**Exercise requirements**
Pictures in the data below are not part of the copy; transcribe everything else exactly.

— start —

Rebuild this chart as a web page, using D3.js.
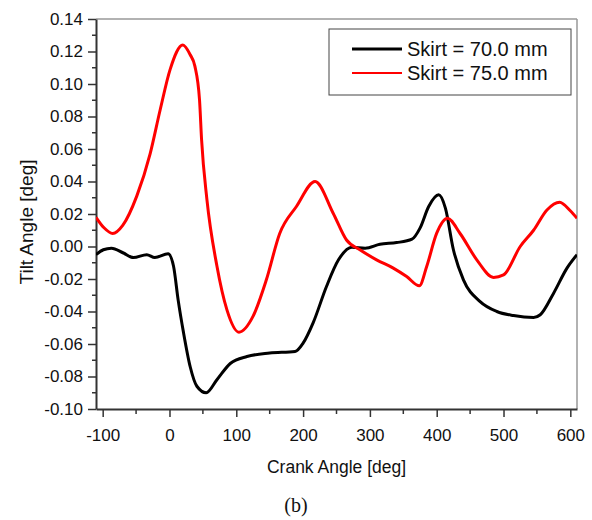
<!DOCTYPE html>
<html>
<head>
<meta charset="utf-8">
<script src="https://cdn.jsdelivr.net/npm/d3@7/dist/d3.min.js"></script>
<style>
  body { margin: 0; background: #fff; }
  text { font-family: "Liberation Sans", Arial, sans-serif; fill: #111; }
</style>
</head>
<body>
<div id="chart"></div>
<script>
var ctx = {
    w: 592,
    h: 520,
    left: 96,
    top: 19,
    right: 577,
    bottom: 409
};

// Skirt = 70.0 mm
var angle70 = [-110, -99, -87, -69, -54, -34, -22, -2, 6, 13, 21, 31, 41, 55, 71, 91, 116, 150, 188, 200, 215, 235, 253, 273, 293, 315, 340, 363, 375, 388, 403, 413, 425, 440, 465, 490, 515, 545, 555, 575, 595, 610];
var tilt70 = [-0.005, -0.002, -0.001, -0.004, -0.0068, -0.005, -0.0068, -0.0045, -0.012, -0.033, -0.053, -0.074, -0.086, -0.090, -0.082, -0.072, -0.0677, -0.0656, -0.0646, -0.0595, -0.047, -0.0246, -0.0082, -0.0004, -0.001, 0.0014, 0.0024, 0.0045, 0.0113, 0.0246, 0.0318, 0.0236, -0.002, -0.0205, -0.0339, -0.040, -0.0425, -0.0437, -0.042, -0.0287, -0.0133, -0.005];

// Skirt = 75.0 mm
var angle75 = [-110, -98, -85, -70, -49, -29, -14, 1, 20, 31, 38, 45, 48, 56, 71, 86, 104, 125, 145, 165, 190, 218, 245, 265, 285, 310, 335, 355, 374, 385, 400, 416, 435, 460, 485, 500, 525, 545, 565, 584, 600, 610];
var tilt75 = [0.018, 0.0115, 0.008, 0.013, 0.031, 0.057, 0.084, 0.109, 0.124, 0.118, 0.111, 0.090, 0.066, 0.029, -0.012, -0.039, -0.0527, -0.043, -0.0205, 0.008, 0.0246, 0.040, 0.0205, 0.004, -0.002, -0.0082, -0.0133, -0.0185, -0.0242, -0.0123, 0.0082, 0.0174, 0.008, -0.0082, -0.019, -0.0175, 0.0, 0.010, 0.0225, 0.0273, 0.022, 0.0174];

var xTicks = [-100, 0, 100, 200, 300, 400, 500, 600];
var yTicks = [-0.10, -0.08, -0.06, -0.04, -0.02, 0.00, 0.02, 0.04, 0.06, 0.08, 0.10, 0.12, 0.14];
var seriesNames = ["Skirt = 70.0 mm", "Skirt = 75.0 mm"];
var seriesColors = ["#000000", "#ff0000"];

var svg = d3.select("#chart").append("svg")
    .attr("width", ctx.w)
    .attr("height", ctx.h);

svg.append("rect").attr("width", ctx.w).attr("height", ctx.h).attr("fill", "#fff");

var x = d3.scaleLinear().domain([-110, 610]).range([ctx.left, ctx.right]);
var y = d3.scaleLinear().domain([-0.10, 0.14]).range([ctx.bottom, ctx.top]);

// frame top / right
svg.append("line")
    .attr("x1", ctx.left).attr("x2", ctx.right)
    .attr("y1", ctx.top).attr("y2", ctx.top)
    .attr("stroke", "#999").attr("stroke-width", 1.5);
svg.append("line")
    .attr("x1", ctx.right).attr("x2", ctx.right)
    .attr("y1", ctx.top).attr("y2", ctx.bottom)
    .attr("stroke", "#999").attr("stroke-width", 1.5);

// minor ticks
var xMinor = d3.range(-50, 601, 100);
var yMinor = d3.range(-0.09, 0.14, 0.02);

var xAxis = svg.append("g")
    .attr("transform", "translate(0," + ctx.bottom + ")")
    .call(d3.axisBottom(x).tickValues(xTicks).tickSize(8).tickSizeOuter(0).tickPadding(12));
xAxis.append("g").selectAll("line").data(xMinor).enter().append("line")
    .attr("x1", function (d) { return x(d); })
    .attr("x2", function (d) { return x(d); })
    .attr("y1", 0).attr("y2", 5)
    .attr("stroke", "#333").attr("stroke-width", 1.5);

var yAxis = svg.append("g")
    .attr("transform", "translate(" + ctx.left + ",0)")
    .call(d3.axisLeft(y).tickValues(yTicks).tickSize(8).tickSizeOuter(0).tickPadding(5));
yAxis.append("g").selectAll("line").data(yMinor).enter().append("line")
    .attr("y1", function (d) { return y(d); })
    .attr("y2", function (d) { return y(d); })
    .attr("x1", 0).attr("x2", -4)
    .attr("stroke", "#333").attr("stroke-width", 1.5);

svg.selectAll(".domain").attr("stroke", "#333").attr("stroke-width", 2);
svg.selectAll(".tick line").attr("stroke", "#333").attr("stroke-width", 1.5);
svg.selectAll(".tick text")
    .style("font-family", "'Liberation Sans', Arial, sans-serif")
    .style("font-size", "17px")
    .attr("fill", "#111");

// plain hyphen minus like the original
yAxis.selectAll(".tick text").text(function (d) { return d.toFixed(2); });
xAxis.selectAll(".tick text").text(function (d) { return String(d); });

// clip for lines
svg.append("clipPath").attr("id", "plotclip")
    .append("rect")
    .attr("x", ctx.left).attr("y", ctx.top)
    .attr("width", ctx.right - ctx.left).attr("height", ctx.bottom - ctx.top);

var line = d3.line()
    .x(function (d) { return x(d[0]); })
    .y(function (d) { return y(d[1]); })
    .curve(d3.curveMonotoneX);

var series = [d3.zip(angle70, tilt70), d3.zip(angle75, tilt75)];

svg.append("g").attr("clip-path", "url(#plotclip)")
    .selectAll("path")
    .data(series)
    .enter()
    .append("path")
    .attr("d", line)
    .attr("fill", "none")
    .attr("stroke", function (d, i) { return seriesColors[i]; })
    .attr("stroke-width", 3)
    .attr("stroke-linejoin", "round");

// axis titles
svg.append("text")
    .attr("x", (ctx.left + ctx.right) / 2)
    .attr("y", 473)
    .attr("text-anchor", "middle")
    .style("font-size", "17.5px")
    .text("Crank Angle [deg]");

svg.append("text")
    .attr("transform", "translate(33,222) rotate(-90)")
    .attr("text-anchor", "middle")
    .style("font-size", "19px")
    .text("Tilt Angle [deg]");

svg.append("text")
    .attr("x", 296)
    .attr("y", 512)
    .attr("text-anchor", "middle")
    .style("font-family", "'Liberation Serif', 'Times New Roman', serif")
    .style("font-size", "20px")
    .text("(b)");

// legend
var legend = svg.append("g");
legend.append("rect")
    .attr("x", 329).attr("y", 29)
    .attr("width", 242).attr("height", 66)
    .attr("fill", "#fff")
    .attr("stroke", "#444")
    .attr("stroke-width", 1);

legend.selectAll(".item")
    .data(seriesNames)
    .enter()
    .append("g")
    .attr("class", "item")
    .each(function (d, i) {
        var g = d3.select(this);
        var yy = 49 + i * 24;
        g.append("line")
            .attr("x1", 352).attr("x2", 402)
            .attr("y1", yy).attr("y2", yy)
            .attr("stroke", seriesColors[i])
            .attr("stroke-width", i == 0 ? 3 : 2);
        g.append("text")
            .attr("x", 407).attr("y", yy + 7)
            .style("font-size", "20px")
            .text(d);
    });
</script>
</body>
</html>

— end —

**Full solution**
Rebuild this chart as a web page, using D3.js.
<!DOCTYPE html>
<html>
<head>
<meta charset="utf-8">
<script src="https://cdn.jsdelivr.net/npm/d3@7/dist/d3.min.js"></script>
<style>
  body { margin: 0; background: #fff; }
  text { font-family: "Liberation Sans", Arial, sans-serif; fill: #111; }
</style>
</head>
<body>
<div id="chart"></div>
<script>
var ctx = {
    w: 592,
    h: 520,
    left: 96,
    top: 19,
    right: 577,
    bottom: 409
};

// Skirt = 70.0 mm
var angle70 = [-110, -99, -87, -69, -54, -34, -22, -2, 6, 13, 21, 31, 41, 55, 71, 91, 116, 150, 188, 200, 215, 235, 253, 273, 293, 315, 340, 363, 375, 388, 403, 413, 425, 440, 465, 490, 515, 545, 555, 575, 595, 610];
var tilt70 = [-0.005, -0.002, -0.001, -0.004, -0.0068, -0.005, -0.0068, -0.0045, -0.012, -0.033, -0.053, -0.074, -0.086, -0.090, -0.082, -0.072, -0.0677, -0.0656, -0.0646, -0.0595, -0.047, -0.0246, -0.0082, -0.0004, -0.001, 0.0014, 0.0024, 0.0045, 0.0113, 0.0246, 0.0318, 0.0236, -0.002, -0.0205, -0.0339, -0.040, -0.0425, -0.0437, -0.042, -0.0287, -0.0133, -0.005];

// Skirt = 75.0 mm
var angle75 = [-110, -98, -85, -70, -49, -29, -14, 1, 20, 31, 38, 45, 48, 56, 71, 86, 104, 125, 145, 165, 190, 218, 245, 265, 285, 310, 335, 355, 374, 385, 400, 416, 435, 460, 485, 500, 525, 545, 565, 584, 600, 610];
var tilt75 = [0.018, 0.0115, 0.008, 0.013, 0.031, 0.057, 0.084, 0.109, 0.124, 0.118, 0.111, 0.090, 0.066, 0.029, -0.012, -0.039, -0.0527, -0.043, -0.0205, 0.008, 0.0246, 0.040, 0.0205, 0.004, -0.002, -0.0082, -0.0133, -0.0185, -0.0242, -0.0123, 0.0082, 0.0174, 0.008, -0.0082, -0.019, -0.0175, 0.0, 0.010, 0.0225, 0.0273, 0.022, 0.0174];

var xTicks = [-100, 0, 100, 200, 300, 400, 500, 600];
var yTicks = [-0.10, -0.08, -0.06, -0.04, -0.02, 0.00, 0.02, 0.04, 0.06, 0.08, 0.10, 0.12, 0.14];
var seriesNames = ["Skirt = 70.0 mm", "Skirt = 75.0 mm"];
var seriesColors = ["#000000", "#ff0000"];

var svg = d3.select("#chart").append("svg")
    .attr("width", ctx.w)
    .attr("height", ctx.h);

svg.append("rect").attr("width", ctx.w).attr("height", ctx.h).attr("fill", "#fff");

var x = d3.scaleLinear().domain([-110, 610]).range([ctx.left, ctx.right]);
var y = d3.scaleLinear().domain([-0.10, 0.14]).range([ctx.bottom, ctx.top]);

// frame top / right
svg.append("line")
    .attr("x1", ctx.left).attr("x2", ctx.right)
    .attr("y1", ctx.top).attr("y2", ctx.top)
    .attr("stroke", "#999").attr("stroke-width", 1.5);
svg.append("line")
    .attr("x1", ctx.right).attr("x2", ctx.right)
    .attr("y1", ctx.top).attr("y2", ctx.bottom)
    .attr("stroke", "#999").attr("stroke-width", 1.5);

// minor ticks
var xMinor = d3.range(-50, 601, 100);
var yMinor = d3.range(-0.09, 0.14, 0.02);

var xAxis = svg.append("g")
    .attr("transform", "translate(0," + ctx.bottom + ")")
    .call(d3.axisBottom(x).tickValues(xTicks).tickSize(8).tickSizeOuter(0).tickPadding(12));
xAxis.append("g").selectAll("line").data(xMinor).enter().append("line")
    .attr("x1", function (d) { return x(d); })
    .attr("x2", function (d) { return x(d); })
    .attr("y1", 0).attr("y2", 5)
    .attr("stroke", "#333").attr("stroke-width", 1.5);

var yAxis = svg.append("g")
    .attr("transform", "translate(" + ctx.left + ",0)")
    .call(d3.axisLeft(y).tickValues(yTicks).tickSize(8).tickSizeOuter(0).tickPadding(5));
yAxis.append("g").selectAll("line").data(yMinor).enter().append("line")
    .attr("y1", function (d) { return y(d); })
    .attr("y2", function (d) { return y(d); })
    .attr("x1", 0).attr("x2", -4)
    .attr("stroke", "#333").attr("stroke-width", 1.5);

svg.selectAll(".domain").attr("stroke", "#333").attr("stroke-width", 2);
svg.selectAll(".tick line").attr("stroke", "#333").attr("stroke-width", 1.5);
svg.selectAll(".tick text")
    .style("font-family", "'Liberation Sans', Arial, sans-serif")
    .style("font-size", "17px")
    .attr("fill", "#111");

// plain hyphen minus like the original
yAxis.selectAll(".tick text").text(function (d) { return d.toFixed(2); });
xAxis.selectAll(".tick text").text(function (d) { return String(d); });

// clip for lines
svg.append("clipPath").attr("id", "plotclip")
    .append("rect")
    .attr("x", ctx.left).attr("y", ctx.top)
    .attr("width", ctx.right - ctx.left).attr("height", ctx.bottom - ctx.top);

var line = d3.line()
    .x(function (d) { return x(d[0]); })
    .y(function (d) { return y(d[1]); })
    .curve(d3.curveMonotoneX);

var series = [d3.zip(angle70, tilt70), d3.zip(angle75, tilt75)];

svg.append("g").attr("clip-path", "url(#plotclip)")
    .selectAll("path")
    .data(series)
    .enter()
    .append("path")
    .attr("d", line)
    .attr("fill", "none")
    .attr("stroke", function (d, i) { return seriesColors[i]; })
    .attr("stroke-width", 3)
    .attr("stroke-linejoin", "round");

// axis titles
svg.append("text")
    .attr("x", (ctx.left + ctx.right) / 2)
    .attr("y", 473)
    .attr("text-anchor", "middle")
    .style("font-size", "17.5px")
    .text("Crank Angle [deg]");

svg.append("text")
    .attr("transform", "translate(33,222) rotate(-90)")
    .attr("text-anchor", "middle")
    .style("font-size", "19px")
    .text("Tilt Angle [deg]");

svg.append("text")
    .attr("x", 296)
    .attr("y", 512)
    .attr("text-anchor", "middle")
    .style("font-family", "'Liberation Serif', 'Times New Roman', serif")
    .style("font-size", "20px")
    .text("(b)");

// legend
var legend = svg.append("g");
legend.append("rect")
    .attr("x", 329).attr("y", 29)
    .attr("width", 242).attr("height", 66)
    .attr("fill", "#fff")
    .attr("stroke", "#444")
    .attr("stroke-width", 1);

legend.selectAll(".item")
    .data(seriesNames)
    .enter()
    .append("g")
    .attr("class", "item")
    .each(function (d, i) {
        var g = d3.select(this);
        var yy = 49 + i * 24;
        g.append("line")
            .attr("x1", 352).attr("x2", 402)
            .attr("y1", yy).attr("y2", yy)
            .attr("stroke", seriesColors[i])
            .attr("stroke-width", i == 0 ? 3 : 2);
        g.append("text")
            .attr("x", 407).attr("y", yy + 7)
            .style("font-size", "20px")
            .text(d);
    });
</script>
</body>
</html>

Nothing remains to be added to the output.